I joined BilMech as an assistant professor in January, 2022. From 2019 to 2021, I was a postdoctoral researcher at the Flatiron Institute, an internal research division of the Simons Foundation in New York. There, I was a member of the Centers for Computational Biology and Computational Mathematics led by Mike Shelley and Leslie Greengard, respectively. I received my bachelor’s degree in Mechanical Engineering from Bilkent University (2014) and my doctoral degree in Mechanical Engineering from the University of Texas at Austin (2019) under the supervision of George Biros.
Ph.D., Mechanical Engineering, University of Texas at Austin (2019)
B.S., Mechanical Engineering, Bilkent University (2014)

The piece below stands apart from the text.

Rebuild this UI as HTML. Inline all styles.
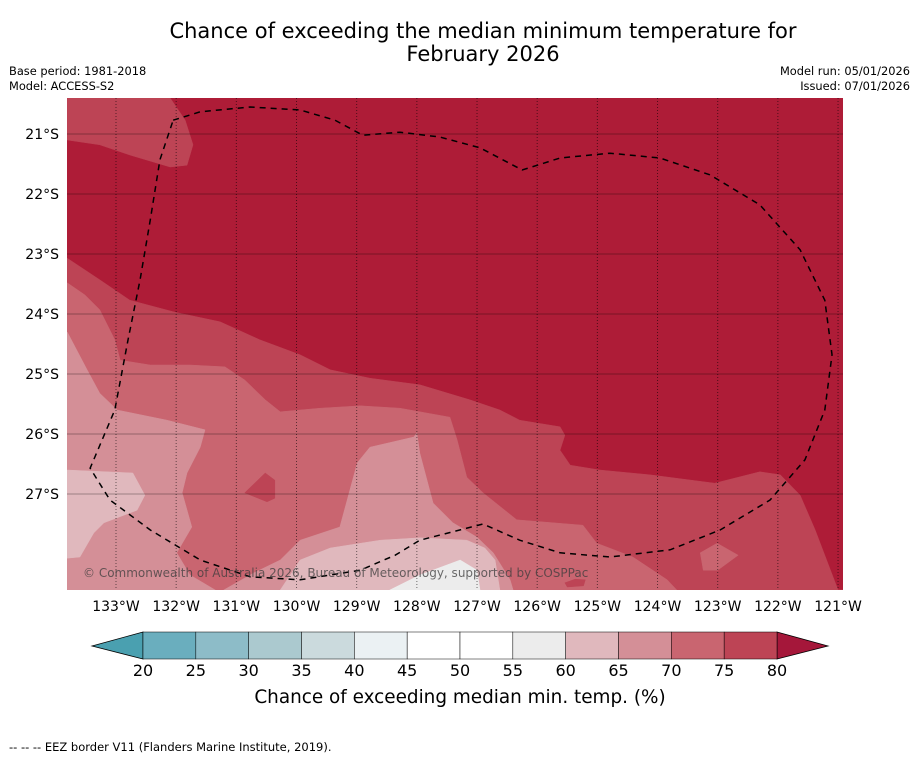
<!DOCTYPE html>
<html><head><meta charset="utf-8"><style>
body{margin:0;background:#fff;font-family:"Liberation Sans",sans-serif;}
svg{display:block}
text{font-family:"DejaVu Sans","Liberation Sans",sans-serif;}
</style></head><body>
<svg id="c" width="919" height="758" viewBox="0 0 919 758">
<text x="483" y="38" text-anchor="middle" font-size="21">Chance of exceeding the median minimum temperature for</text>
<text x="483" y="61" text-anchor="middle" font-size="21">February 2026</text>
<text x="9" y="75" font-size="11.4">Base period: 1981-2018</text>
<text x="9" y="90" font-size="11.4">Model: ACCESS-S2</text>
<text x="910" y="75" font-size="11.4" text-anchor="end">Model run: 05/01/2026</text>
<text x="910" y="90" font-size="11.4" text-anchor="end">Issued: 07/01/2026</text>
<defs><clipPath id="mc"><rect x="67" y="98" width="776" height="492"/></clipPath></defs>
<g id="map" clip-path="url(#mc)"></g>
<g id="axes"></g>
<g id="cbar"></g>
<text x="460" y="703" text-anchor="middle" font-size="18.4">Chance of exceeding median min. temp. (%)</text>
<text x="9" y="751" font-size="11.5">--  --  -- EEZ border V11 (Flanders Marine Institute, 2019).</text>
</svg>
<script>
// axis extents (°W, °S)
const lonTicks=[133,132,131,130,129,128,127,126,125,124,123,122,121];
const latTicks=[21,22,23,24,25,26,27];
const levels=[20,25,30,35,40,45,50,55,60,65,70,75,80];
const levelColors=['#6aaebe','#8dbcc8','#abc9cf','#cbdadd','#ebf1f3','#ffffff','#ffffff','#ececec','#e0b8bd','#d48f97','#c96570','#bd4455'];
// contour regions [lonW, latS] with level
const reg75=[[133.81,23.07],[133.27,23.43],[132.77,23.77],[132.02,23.97],[131.27,24.13],[130.61,24.43],[129.94,24.68],[129.44,24.93],[128.78,25.07],[127.95,25.18],[127.12,25.43],[126.62,25.6],[126.29,25.77],[125.62,25.88],[125.54,26.02],[125.62,26.27],[125.45,26.52],[124.96,26.6],[124.13,26.68],[123.05,26.82],[122.3,26.63],[121.96,26.68],[121.63,27.02],[121.38,27.6],[121.0,28.6],[120.92,28.6],[133.81,28.6]];
const reg75b=[[133.81,20.4],[132.1,20.4],[131.85,20.77],[131.72,21.18],[131.82,21.52],[132.1,21.55],[132.77,21.35],[133.27,21.18],[133.81,21.1]];
const reg70=[[133.81,23.48],[133.52,23.68],[133.27,23.93],[133.02,24.43],[132.93,24.77],[132.43,24.85],[131.77,24.85],[131.19,24.88],[130.86,25.1],[130.52,25.43],[130.27,25.63],[129.61,25.57],[128.94,25.53],[128.28,25.57],[127.45,25.72],[127.33,26.1],[127.17,26.72],[126.9,26.98],[126.34,27.43],[125.24,27.52],[125.01,27.82],[124.41,28.05],[123.84,28.43],[123.68,28.6],[133.81,28.6]];
const reg70b=[[123.29,27.98],[123.01,27.82],[122.66,28.02],[123.0,28.27],[123.24,28.27]];
const reg75c=[[130.86,26.98],[130.52,26.65],[130.36,26.77],[130.36,27.07],[130.49,27.13]];
const reg75d=[[125.54,28.48],[125.37,28.42],[125.2,28.43],[125.23,28.53],[125.5,28.55]];
const reg65=[[133.81,24.3],[133.48,24.93],[133.27,25.32],[132.98,25.6],[132.15,25.77],[131.52,25.93],[131.6,26.22],[131.82,26.65],[131.9,26.98],[131.74,27.55],[131.99,27.98],[131.77,28.35],[131.35,28.6],[133.81,28.6]];
const reg65b=[[131.21,28.6],[130.72,28.32],[130.27,28.1],[129.94,27.77],[129.28,27.55],[128.99,26.48],[128.78,26.22],[128.05,26.05],[128.0,25.98],[127.95,26.32],[127.73,27.15],[127.4,27.48],[127.0,27.72],[126.73,27.98],[126.45,28.43],[126.4,28.6]];
const reg60=[[133.81,26.6],[132.72,26.65],[132.52,27.02],[132.65,27.27],[133.2,27.48],[133.37,27.65],[133.6,28.05],[133.81,28.07]];
const reg60b=[[130.27,28.6],[129.94,28.1],[129.44,27.9],[128.61,27.77],[127.95,27.73],[127.17,27.77],[126.87,27.9],[126.7,28.1],[126.62,28.6]];
const reg55=[[128.45,28.6],[127.95,28.35],[127.28,28.1],[127.0,28.27],[126.95,28.6]];
const eez=[[132.05,20.77],[131.6,20.63],[130.77,20.55],[129.94,20.6],[129.36,20.77],[128.9,21.02],[128.28,20.97],[127.62,21.05],[126.95,21.23],[126.25,21.6],[125.62,21.4],[124.79,21.32],[123.96,21.4],[123.13,21.68],[122.3,22.18],[121.63,22.93],[121.22,23.77],[121.1,24.68],[121.22,25.6],[121.55,26.43],[122.13,27.1],[122.96,27.6],[123.79,27.93],[124.79,28.05],[125.62,27.98],[126.29,27.77],[126.9,27.5],[127.95,27.77],[128.36,28.02],[128.94,28.27],[129.94,28.43],[130.77,28.38],[131.6,28.1],[132.43,27.6],[133.1,27.1],[133.43,26.57],[133.02,25.6],[132.8,24.43],[132.6,23.43],[132.43,22.43],[132.27,21.43],[132.05,20.77]];

const NS='http://www.w3.org/2000/svg';
const X=lon=>116+(133-lon)*60.17;
const Y=lat=>134+(lat-21)*60;
function mk(tag,parent,attrs){const e=document.createElementNS(NS,tag);for(const k in attrs)e.setAttribute(k,attrs[k]);parent.appendChild(e);return e;}
const map=document.getElementById('map');
const bg=mk('rect',map,{x:67,y:98,width:776,height:492,fill:'#ae1c37'});


const colorOf=v=>levelColors[levels.indexOf(v)];
const regions=[[reg75,75,'region-75-80'],[reg75b,75,'region-75-80-nw'],[reg70,70,'region-70-75'],[reg70b,70,'region-70-75-island'],[reg75c,75,'region-75-80-island'],[reg75d,75,'region-75-80-small'],[reg65,65,'region-65-70-west'],[reg65b,65,'region-65-70-south'],[reg60,60,'region-60-65-west'],[reg60b,60,'region-60-65-south'],[reg55,55,'region-55-60']];
regions.forEach(([pts,v,name])=>{
  const p=mk('polygon',map,{points:pts.map(q=>X(q[0])+','+Y(q[1])).join(' '),fill:colorOf(v),stroke:colorOf(v),'stroke-width':0.5});
  
  
});
latTicks.forEach(l=>{
  const ln=mk('line',map,{x1:67,x2:843,y1:Y(l),y2:Y(l),stroke:'rgba(0,0,0,0.3)','stroke-width':1});
  
  
});
lonTicks.forEach(l=>{
  const ln=mk('line',map,{x1:X(l),x2:X(l),y1:98,y2:590,stroke:'rgba(0,0,0,0.55)','stroke-width':1,'stroke-dasharray':'1,2'});
  
  
});
const eL=mk('polyline',map,{points:eez.map(q=>X(q[0])+','+Y(q[1])).join(' '),fill:'none',stroke:'#000','stroke-width':1.5,'stroke-dasharray':'6,5'});


const cp=mk('text',map,{x:83,y:577,'font-size':12,fill:'rgba(60,60,60,0.75)'});
cp.textContent='© Commonwealth of Australia 2026, Bureau of Meteorology, supported by COSPPac';



const ax=document.getElementById('axes');
latTicks.forEach(l=>{
  const t=mk('text',ax,{x:59,y:Y(l)+5,'text-anchor':'end','font-size':14});
  t.textContent=l+'°S';
  
  
});
lonTicks.forEach(l=>{
  const t=mk('text',ax,{x:X(l),y:611,'text-anchor':'middle','font-size':14});
  t.textContent=l+'°W';
  
  
});

const cb=document.getElementById('cbar');
const C=v=>143+(v-20)*(634/60);
const lo=mk('polygon',cb,{points:`92,646 ${C(20)},632 ${C(20)},659`,fill:'#4aa0b0',stroke:'#000','stroke-width':0.8});


const hi=mk('polygon',cb,{points:`828,646 ${C(80)},632 ${C(80)},659`,fill:'#a5173a',stroke:'#000','stroke-width':0.8});


for(let i=0;i<levels.length-1;i++){
  const r=mk('rect',cb,{x:C(levels[i]),y:632,width:C(levels[i+1])-C(levels[i]),height:27,fill:levelColors[i],stroke:'#000','stroke-width':0.5});
  
  
}
levels.forEach(v=>{
  const t=mk('text',cb,{x:C(v),y:676,'text-anchor':'middle','font-size':16});
  t.textContent=v;
  
  
});
</script>
</body></html>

The key areas of my research are:
• computational biological fluid dynamics (e.g., viscous flows of deformable particles),
• mathematical modeling,
• fast numerical methods for fluid-structure interactions,
• scientific machine learning.
Real-world complex phenomena are typically characterized by interacting physical processes, uncertain parameters, dynamic boundaries, and intimate coupling over a wide span of spatial and temporal scales. Predictive computational models of such phenomena inherit these characteristics and ought to be multi-scale and multi-physics, quantify the uncertainties in their predictions, and provide a framework for data synthesis. My primary research aim is to understand and predict the behavior of multi-scale complex systems in biology. This objective establishes an interdisciplinary research program in computational biophysics, which sits at the intersection of engineering, biology, computer science and applied mathematics. In particular, I develop numerical methods and computational tools to overcome the sheer scale of problems and to seamlessly integrate data into in silico experiments.